Regulatory Toxicology and Pharmacology
- Discipline: Toxicology and pharmacology
- Language: English
- Edited by: Lesa L. Aylward; Martin van den Berg;

Publication details
- History: 1981–present
- Publisher: Elsevier on behalf of the International Society of Toxicology & Pharmacology
- Frequency: Monthly
- Impact factor: 3.271 (2021)

Standard abbreviations
- ISO 4: Regul. Toxicol. Pharmacol.

Indexing
- CODEN: RTOPDW
- ISSN: 0273-2300
- LCCN: 81646304
- OCLC no.: 485750423

Links
- Journal homepage; Online access;

= Regulatory Toxicology and Pharmacology =

Regulatory Toxicology and Pharmacology is a monthly peer-reviewed scientific journal which covers legal aspects of toxicological and pharmacological regulations. It is published by Elsevier on behalf of the International Society of Regulatory Toxicology & Pharmacology. The current co-editors-in-chief are Lesa L. Aylward and Martin van den Berg.

== Conflicts of interest ==

In 2002, a group of 45 academics wrote a letter accusing the journal of a concealed pro-industry bias, a possible lack of full and independent peer review, and a failure to disclose conflicts of interest, citing a case in which Gio Batta Gori, then-current editor-in-chief, was paid $30,000 by the Tobacco Institute to write an article later published in the journal dismissing the health risks of secondhand smoke. The letter's coordinator later commented that the journal "reads like an industry trade publication, but it's masked as a peer-reviewed journal" and that it lacked any "credible peer-review process." In response, the journal's publisher implemented a conflict of interest disclosure policy at the journal in January 2003, shortly before the correspondence was published.

An analysis of 52 articles published in the journal about tobacco or nicotine between January 2013 and June 2015 identified that among 50 of them at least one of the authors had ties with tobacco industry. In 38 of those 50 papers, the conclusions were positive for the industry while none was negative. The two papers without any ties to the industry had conclusions negative towards the industry. The authors of the article question the confidence the scientific community can have in the journal.

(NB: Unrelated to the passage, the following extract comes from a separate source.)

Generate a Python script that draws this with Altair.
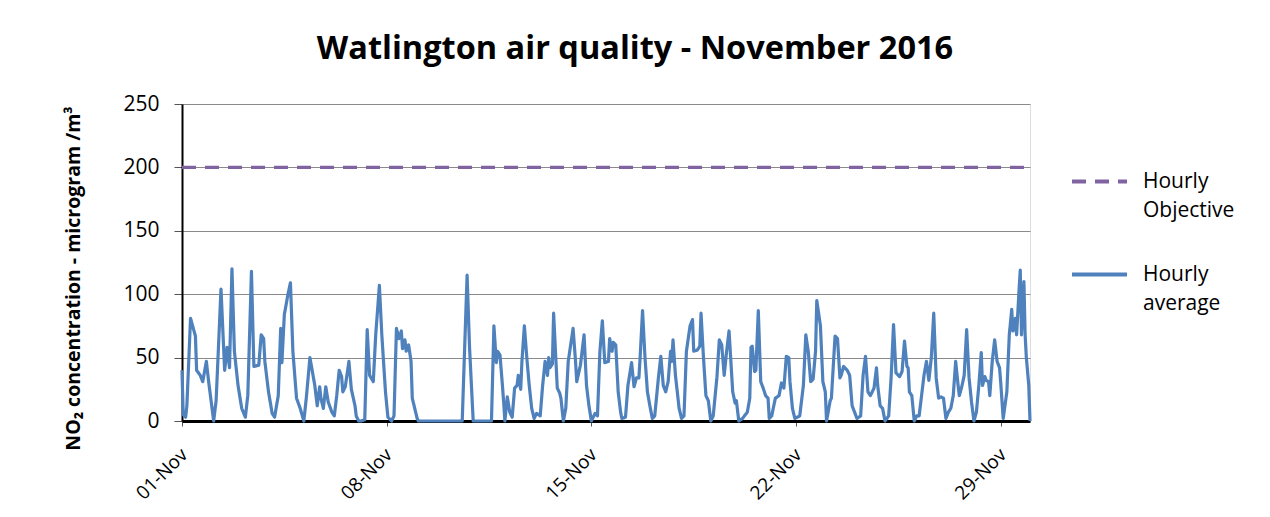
import altair as alt
import pandas as pd

# Hourly NO2 readings (hours after 01-Nov 00:00, value)
hours = [
    0, 1, 3, 4, 7, 11, 12, 15, 17, 20, 22, 26, 28, 32, 35, 37, 39, 41, 43, 46,
    49, 52, 54, 57, 59, 63, 65, 67, 68, 71, 74, 76, 79, 81, 82, 84, 87, 89, 91, 94,
    97, 100, 102, 105, 107, 109, 111, 113, 114, 116, 118, 120, 123, 125, 127, 129, 131, 132, 134, 137,
    139, 142, 143, 145, 147, 150, 152, 154, 157, 159, 162, 164, 167, 169, 172, 174, 176, 178, 180, 181,
    183, 184, 186, 188, 189, 191, 193, 194, 230, 232, 234, 236, 239, 254, 256, 258, 259, 261, 263, 264,
    265, 267, 269, 271, 273, 275, 276, 278, 279, 281, 283, 285, 287, 289, 291, 294, 296, 298, 300, 301,
    302, 304, 305, 308, 310, 311, 313, 315, 317, 321, 323, 324, 327, 330, 332, 334, 336, 339, 341, 343,
    345, 347, 350, 351, 353, 354, 356, 358, 360, 361, 364, 366, 369, 371, 373, 375, 376, 378, 380, 382,
    384, 386, 388, 391, 393, 395, 397, 399, 401, 402, 403, 405, 408, 410, 412, 414, 417, 419, 420, 423,
    425, 426, 428, 430, 432, 434, 436, 439, 441, 443, 445, 447, 449, 450, 452, 454, 455, 457, 460, 464,
    466, 467, 468, 470, 471, 473, 475, 477, 479, 481, 482, 484, 487, 490, 492, 494, 496, 498, 499, 501,
    503, 507, 510, 512, 514, 516, 518, 520, 521, 524, 526, 528, 529, 532, 533, 536, 538, 540, 541, 543,
    546, 548, 550, 552, 554, 557, 559, 561, 563, 565, 568, 570, 571, 573, 575, 577, 580, 582, 584, 586,
    589, 591, 593, 595, 596, 597, 599, 601, 603, 605, 607, 609, 611, 613, 615, 617, 619, 621, 623, 625,
    627, 629, 631, 633, 635, 637, 638, 640, 642, 644, 646, 648, 650, 652, 654, 656, 657, 659, 660, 662,
    663, 665, 667, 669, 671, 672, 674, 677, 679, 681, 682, 684, 685, 687, 688, 689, 691, 692, 693, 695,
    696,
]
values = [
    40, 5, 3, 12, 81, 67, 40, 36, 31, 47, 30, 0, 16, 104, 40, 58, 42, 120, 55, 28,
    10, 3, 20, 118, 43, 44, 68, 65, 47, 23, 6, 3, 20, 73, 46, 84, 100, 109, 55, 18,
    10, 0, 18, 50, 39, 28, 12, 27, 18, 10, 27, 15, 7, 4, 20, 40, 35, 23, 27, 47,
    25, 12, 4, 0, 0, 1, 72, 36, 31, 68, 107, 68, 23, 3, 0, 4, 73, 65, 71, 57,
    64, 55, 60, 47, 18, 10, 2, 0, 0, 58, 115, 58, 0, 0, 75, 46, 55, 52, 28, 15,
    0, 19, 7, 3, 26, 28, 36, 25, 47, 75, 50, 28, 10, 2, 6, 4, 28, 47, 36, 50,
    42, 45, 85, 26, 22, 18, 0, 10, 47, 73, 47, 31, 44, 68, 28, 12, 0, 6, 4, 55,
    79, 46, 47, 65, 55, 62, 60, 23, 7, 2, 3, 28, 46, 27, 34, 34, 50, 87, 50, 23,
    12, 2, 4, 34, 51, 28, 23, 31, 55, 47, 64, 36, 10, 2, 4, 55, 75, 80, 55, 56,
    59, 85, 50, 20, 16, 0, 4, 34, 64, 60, 36, 55, 71, 55, 23, 14, 16, 0, 2, 7,
    18, 58, 59, 39, 40, 87, 31, 26, 20, 18, 2, 4, 18, 20, 30, 26, 51, 50, 31, 10,
    2, 4, 28, 68, 55, 31, 33, 55, 95, 75, 31, 23, 0, 16, 18, 67, 65, 34, 36, 43,
    40, 36, 12, 7, 2, 4, 36, 51, 23, 20, 26, 42, 28, 12, 10, 0, 4, 34, 76, 38,
    35, 39, 63, 43, 42, 23, 20, 0, 4, 4, 20, 36, 47, 32, 50, 85, 34, 18, 19, 18,
    2, 7, 10, 20, 47, 28, 20, 27, 36, 72, 34, 15, 0, 7, 28, 54, 28, 35, 32, 31,
    20, 47, 64, 47, 42, 30, 2, 23, 68, 88, 71, 81, 68, 103, 119, 68, 110, 68, 50, 28,
    0,
]

objective_hours = [0, 696]
objective_values = [200, 200]

series_names = ["Hourly Objective", "Hourly average"]
series_colors = ["#8064A2", "#4F81BD"]
series_dashes = [[14, 9], [1, 0]]

tick_days = [1, 8, 15, 22, 29]
y_ticks = [0, 50, 100, 150, 200, 250]

start = pd.Timestamp("2016-11-01 00:00")
df_avg = pd.DataFrame({
    "time": [start + pd.Timedelta(hours=h) for h in hours],
    "value": values,
    "series": series_names[1],
})
df_obj = pd.DataFrame({
    "time": [start + pd.Timedelta(hours=h) for h in objective_hours],
    "value": objective_values,
    "series": series_names[0],
})
df = pd.concat([df_obj, df_avg], ignore_index=True)
df["time"] = df["time"].dt.strftime("%Y-%m-%dT%H:%M:%S")

FONT = "Open Sans"

legend = alt.Legend(
    title=None,
    orient="none",
    legendX=888,
    legendY=48,
    symbolType="stroke",
    symbolSize=3025,
    symbolStrokeWidth=4,
    labelFont=FONT,
    labelFontSize=21,
    labelColor="black",
    labelLimit=0,
    labelOffset=14,
    labelBaseline="middle",
    rowPadding=24,
    padding=0,
    labelExpr="split(datum.label, ' ')",
)

chart = alt.Chart(df).mark_line(strokeWidth=3.2, strokeJoin="round").encode(
    x=alt.X(
        "time:T",
        scale=alt.Scale(domain=[alt.DateTime(year=2016, month=11, date=1),
                                alt.DateTime(year=2016, month=11, date=30)]),
        axis=alt.Axis(
            values=[alt.DateTime(year=2016, month=11, date=d) for d in tick_days],
            format="%d-%b",
            labelAngle=-45,
            labelAlign="right",
            labelBaseline="top",
            labelOffset=-4.5,
            labelPadding=19,
            labelFont=FONT,
            labelFontSize=19,
            labelColor="black",
            tickSize=5,
            tickColor="#555555",
            domainColor="black",
            domainWidth=3,
            grid=False,
            title=None,
        ),
    ),
    y=alt.Y(
        "value:Q",
        scale=alt.Scale(domain=[0, 250]),
        axis=alt.Axis(
            values=y_ticks,
            title="NO₂ concentration - microgram /m³",
            titleFont=FONT,
            titleFontSize=19.5,
            titleFontWeight="bold",
            titleColor="black",
            titleAngle=270,
            titleAlign="center",
            titleBaseline="alphabetic",
            titleX=-103,
            titleY=174,
            labelFont=FONT,
            labelFontSize=21,
            labelColor="black",
            labelPadding=15,
            tickSize=8,
            tickColor="#555555",
            domainColor="black",
            domainWidth=2,
            gridColor="#8a8a8a",
            gridWidth=1.2,
        ),
    ),
    color=alt.Color("series:N",
                    scale=alt.Scale(domain=series_names, range=series_colors),
                    legend=legend),
    strokeDash=alt.StrokeDash("series:N",
                              scale=alt.Scale(domain=series_names, range=series_dashes),
                              legend=legend),
).properties(
    width=848,
    height=317,
    title=alt.TitleParams(
        "Watlington air quality - November 2016",
        font=FONT,
        fontSize=32.5,
        fontWeight="bold",
        color="black",
        anchor="middle",
        frame="group",
        baseline="alphabetic",
        offset=2,
        dx=29,
    ),
    autosize=alt.AutoSizeParams(type="none"),
    padding={"left": 174, "top": 96, "right": 232, "bottom": 88},
).configure_view(
    stroke="black",
    strokeWidth=2,
).configure(
    background="white",
    style={"guide-label": {"lineHeight": 29}},
)

chart.save("out.html", embed_options={"renderer": "svg", "actions": False})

In December 2025, the journal retracted an influential article published in 2000 that argued that Glyphosate was not a carcinogen. The journal's co-editor, Martin van den Berg said the retraction "was necessary to maintain the scientific integrity of the journal". The article's conclusion were based in part on internal unpublished studies by American agricultural company Monsanto, the makers of Roundup, a glyphosate-based herbicide, while already published studies were not taken into account. The authors may have been paid by Monsanto, and Monsanto employers may have written part of the study, a Monsanto practice exposed in 2024.

== Abstracting and indexing ==
The journal is abstracted and indexed in EMBASE, EMBiology, and Scopus.

According to the Journal Citation Reports, the journal has a 2014 impact factor of 2.031, ranking it 56th out of 87 journals in the category "Toxicology" and 146th out of 254 journals in the category "Pharmacology & pharmacy".